Closure affects storage, but does not cancel the basics
Different closures change details, but the basic storage rules remain steady. Avoid heat, strong light, repeated temperature swings, and long exposure to poor conditions. Cork-finished bottles are commonly stored on their side for longer storage so the cork stays in contact with wine, though humidity and seal quality also matter. Screwcaps and cans do not need side storage. Boxed wine should be kept cool and used within the producer’s suggested window after opening.
Open-bottle behavior also changes by format. A cork or screwcap bottle begins taking in more oxygen once opened, so leftovers need recapping and refrigeration if you want to slow decline. A box limits air exposure as it pours, so it can remain useful longer after opening. A can is usually best finished the day it is opened. Fortified wines, sparkling wines, and high-tannin reds all have their own patterns, but the principle is the same: oxygen changes wine after opening.
Serving context matters too. A screwcap bottle can still deserve a proper glass. A cork-finished bottle can still be ordinary. A can can be poured with care. A box can sit beside good food without apology. Ritual is pleasant, but the wine’s condition in the glass is the test.
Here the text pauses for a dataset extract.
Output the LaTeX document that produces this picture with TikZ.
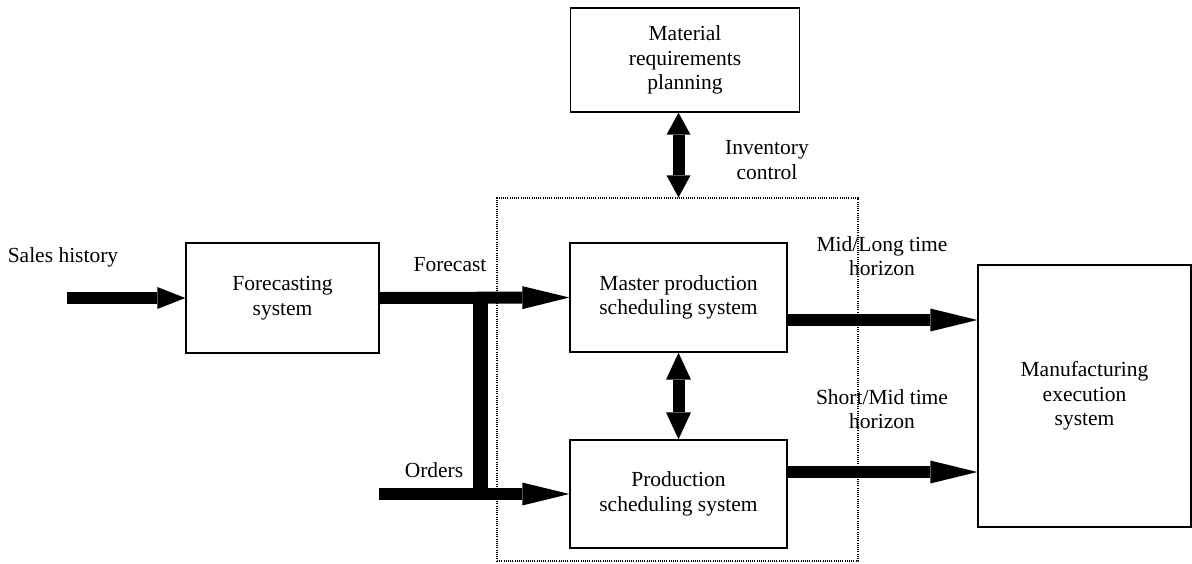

Choose the package by purpose
If you are buying a bottle to age, natural cork or another closure designed by the producer for aging may make sense, but the wine’s structure matters more than the cork. Aging Wine vs Drinking Now is the better guide to whether patience is worthwhile. If you are buying aromatic whites, roses, or everyday reds for near-term drinking, screwcap can be a strength. If you want one glass at a time over several weeks, boxed wine may be the practical choice. If you need portability and a small serving, cans can be useful.
Do not let closure prejudice narrow your drinking. The old hierarchy that cork means serious and screwcap means cheap was never reliable enough to deserve your loyalty. Better questions lead to better bottles. Is this wine meant to be fresh or aged? Will I open it tonight or hold it? Do I need convenience, ceremony, or preservation after opening? Does the format protect the style the producer is trying to make?
Wine packaging is easy to overlook because the glass gets all the attention. But the closure is part of the wine’s path from cellar to table. It controls how the wine waits, how it opens, how it survives after opening, and how you feel about serving it. Treat it as practical information, not a class marker, and the shelf becomes easier to read.